Mangano also asserts that the county has “too much rented space” and unfinished buildings that the county owns, namely the old social services building behind the and two-and-a-half floors of gutted space in the Executive Building at One West Street which remain unfinished.

In a letter sent to NIFA, Mangano has listed contingencies which he says he does not plan on utilizing. “It’s like when you’re going for a loan in your home - you list all your assets,” he said. “You’re not going to sell those assets, but you’re going to list them. So now we’ve listed everything for them.”

Other risks identified in the 2011 budget were $61 million in labor savings, which Mangano says has been allayed “by the securitization of land sales,” $23 million in State risks and $75 million in bonding for tax certiorari settlements.
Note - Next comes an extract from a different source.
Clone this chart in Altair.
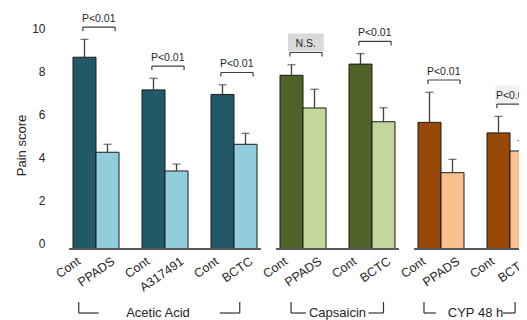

Among the amounts laid out are $364 million in unsettled assessment cases, most of which are commercial in nature, about 80 percent according to county estimates. The county is expecting to settle $100 million worth of the cases in 2011, $100 million in 2012 and $164 million in 2013.

“Perhaps Nassau County can get a good deal in settling for less,” Mangano said.

The County Executive has undertaken a system since he took office last year. Mangano said that if nothing else changed, Nassau’s annual liability would be between $17 - $20 million in 2012-13 budget, which would paid out of operating budget - as part of a pay as you go system.

With respect to for school districts, with respect to liability for 2012-13 year, Mangano said that Nassau County will be “advising” what the liability is, so other municipalities can “budget in certainty,” he said. 

“So in other words, we’re paying the liability up front but then we’re billing (the districts).”